If a person makes a mistake--and you have the power to change that mistake--what are you doing? Overruling? Correcting? Overriding? Slapping down? Given the passage I've just quoted from Ginsburg, how would you revise the sentence? What verb would be preferable?

Ginsburg herself chooses "correct":

"As in 1991, the Legislature may act to correct this Court’s parsimonious reading of Title VII."

Given that sentence, I'm not sure overrule is all that different from what Ginsburg, in fact was saying.

Moreover, Goodman was not even making the claim that Ginsburg's call was a radical new statement, as you suggest:

"So Ginsburg isn't making some radical new pronouncement here, as Goodman for some unfathomable reason believes. She is just saying that the legislatures have the power to remedy this bad law."


Rather, Goodman is making the claim that Ginsburg's making this call, and reading it from the bench, is a shift FOR Ginsburg.

That's her whole thesis--that a once low key judge is becoming much more vocal. Not more liberal, Goodman claims, but more vocal in a court that is shifting radically to the right. Moreover, Ginsburg does not feel it's a bad law--she feels the Court's is a bad reading of the law.

(That's not to mention the fact that your outrage at Goodman picks out one small phrase, while ignoring the thesis of her column)

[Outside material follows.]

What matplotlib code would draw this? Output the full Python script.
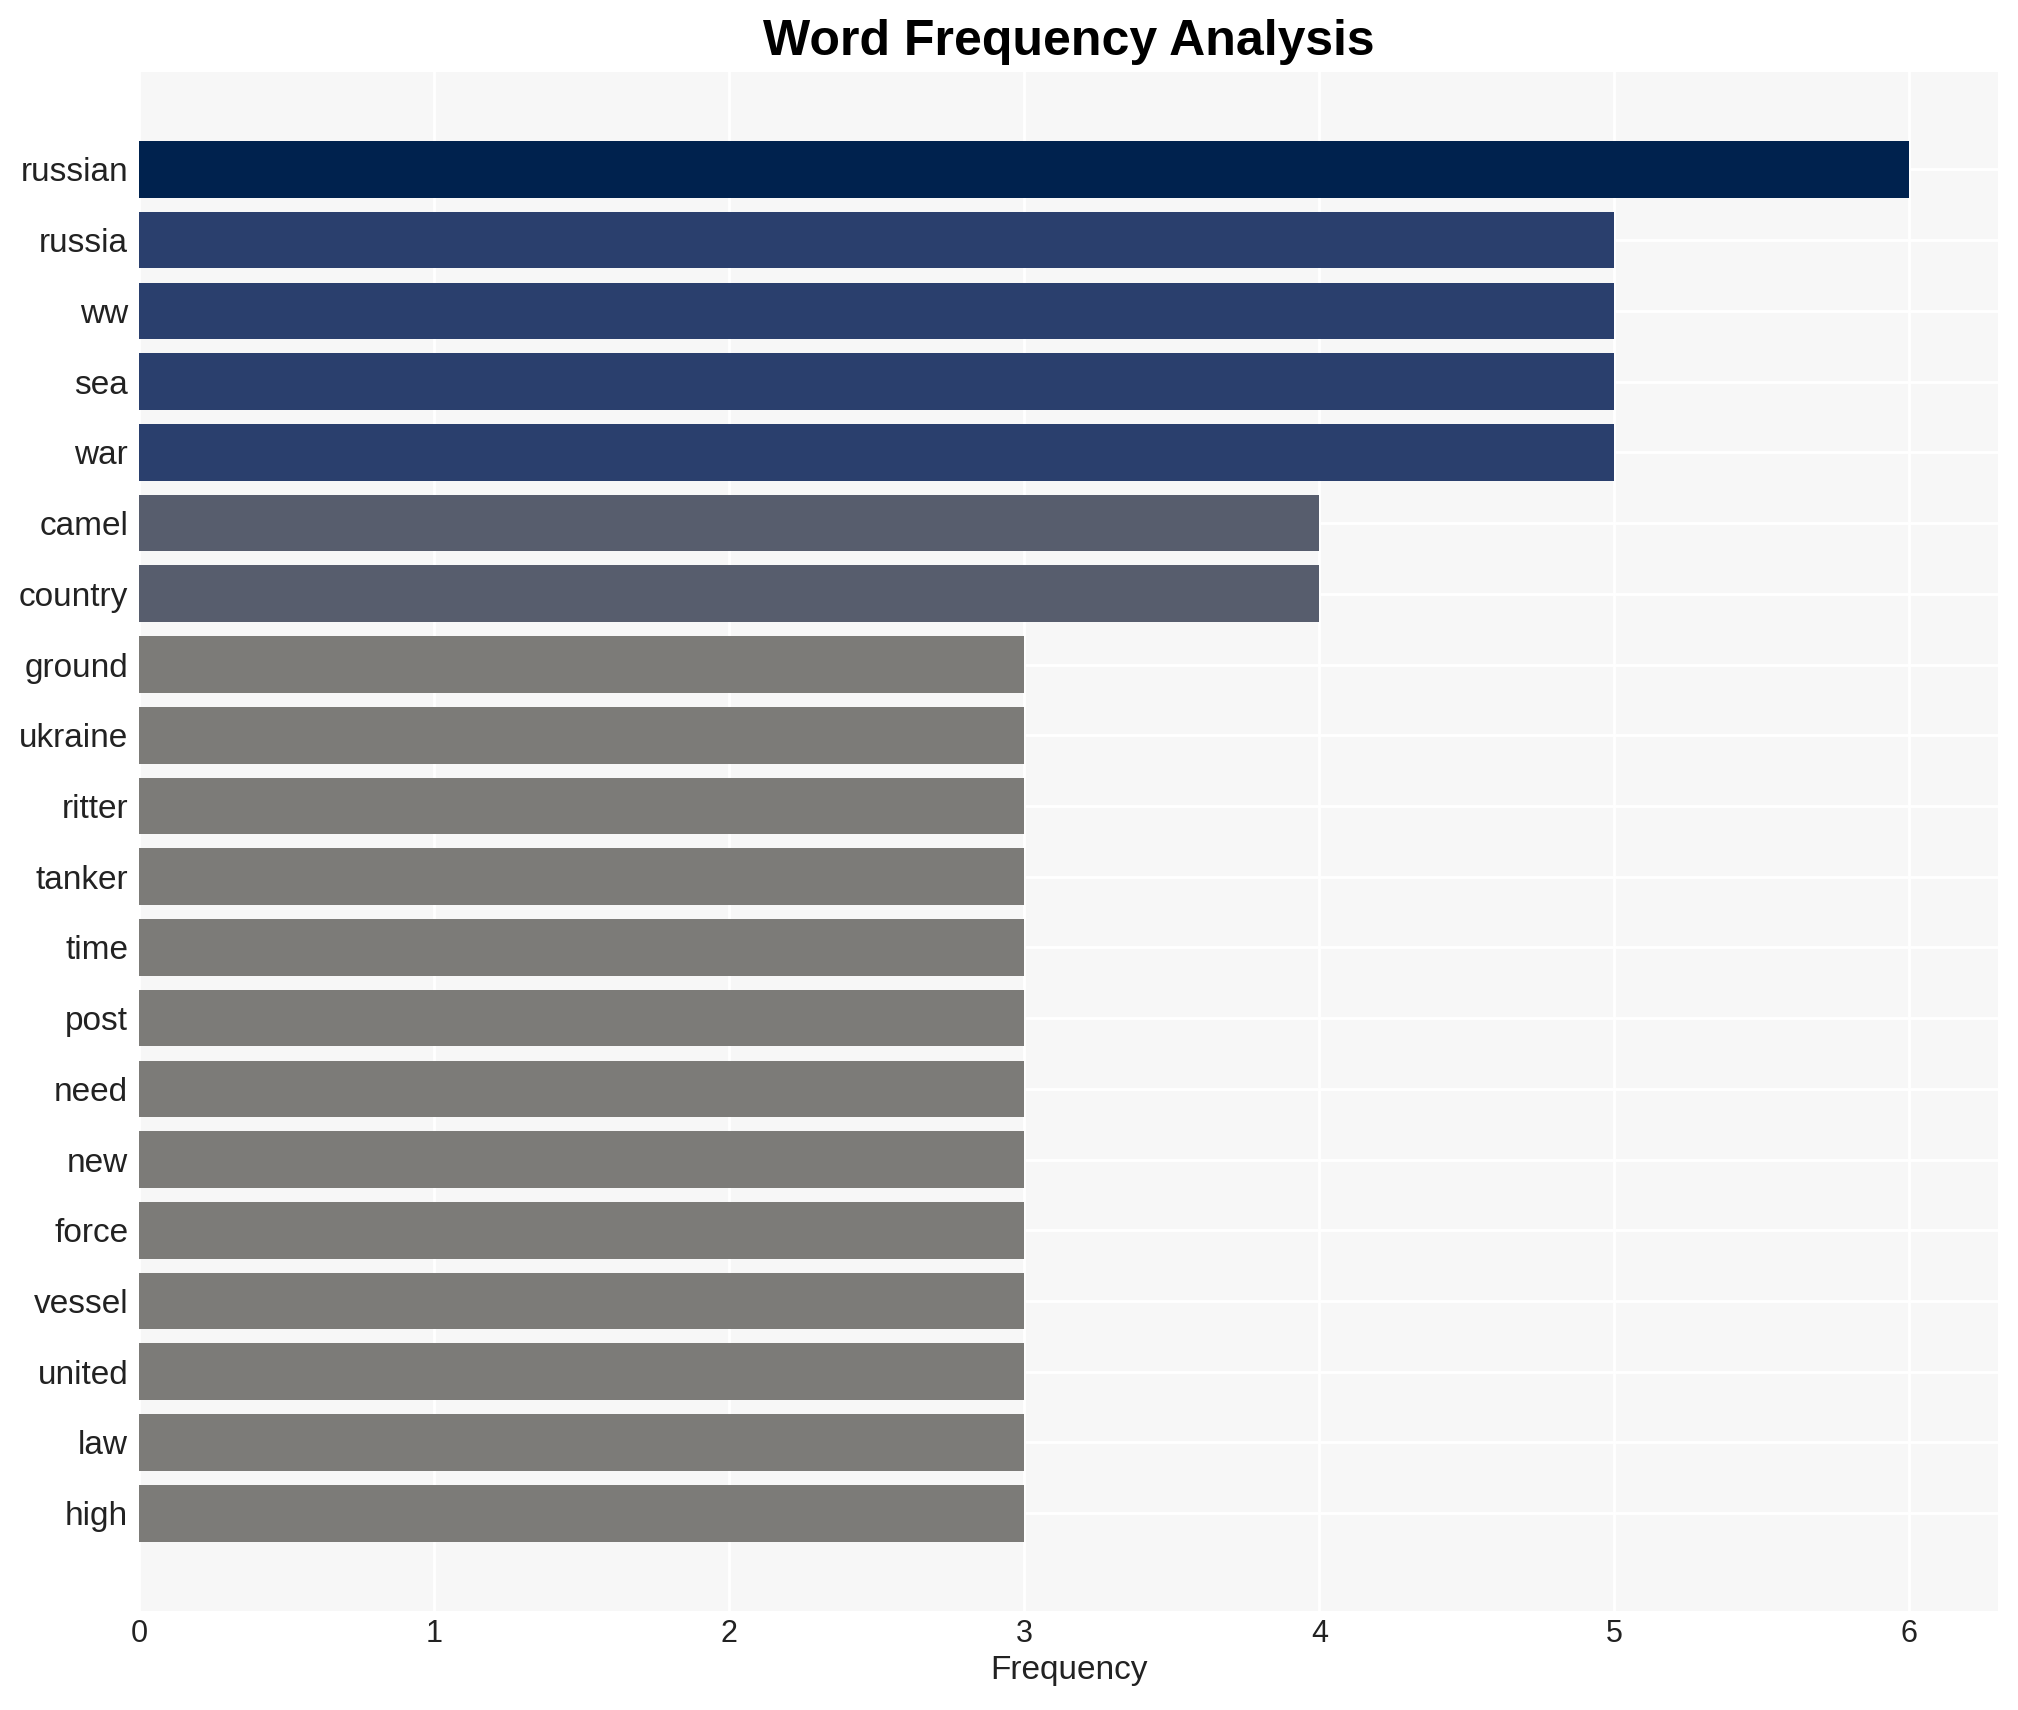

You're a good man, IM, but I'm seriously concerned about your blood pressure. Is this excess anger because you didn't have any outlet during the NHL playoffs?

Rich Horton said...

Right, which only makes Goodman's/Ginsburg's reading of the law silly. Is that an imporvement?

So the 180 day provision was only applicable IF the pay rate was set, but never actually payed even once. On the other hand if a discriminatory wage was set AND payed...there is never a 180 day provision. That is a nonsense reading of the statute, that requires such a tortured logic I throw up my hands.

"Rather, Goodman is making the claim that Ginsburg's making this call, and reading it from the bench, is a shift FOR Ginsburg."

Of course it is a shift for Ginsburg!! Up until now she would have been given the opportunity to do what she wanted and legislate from the bench!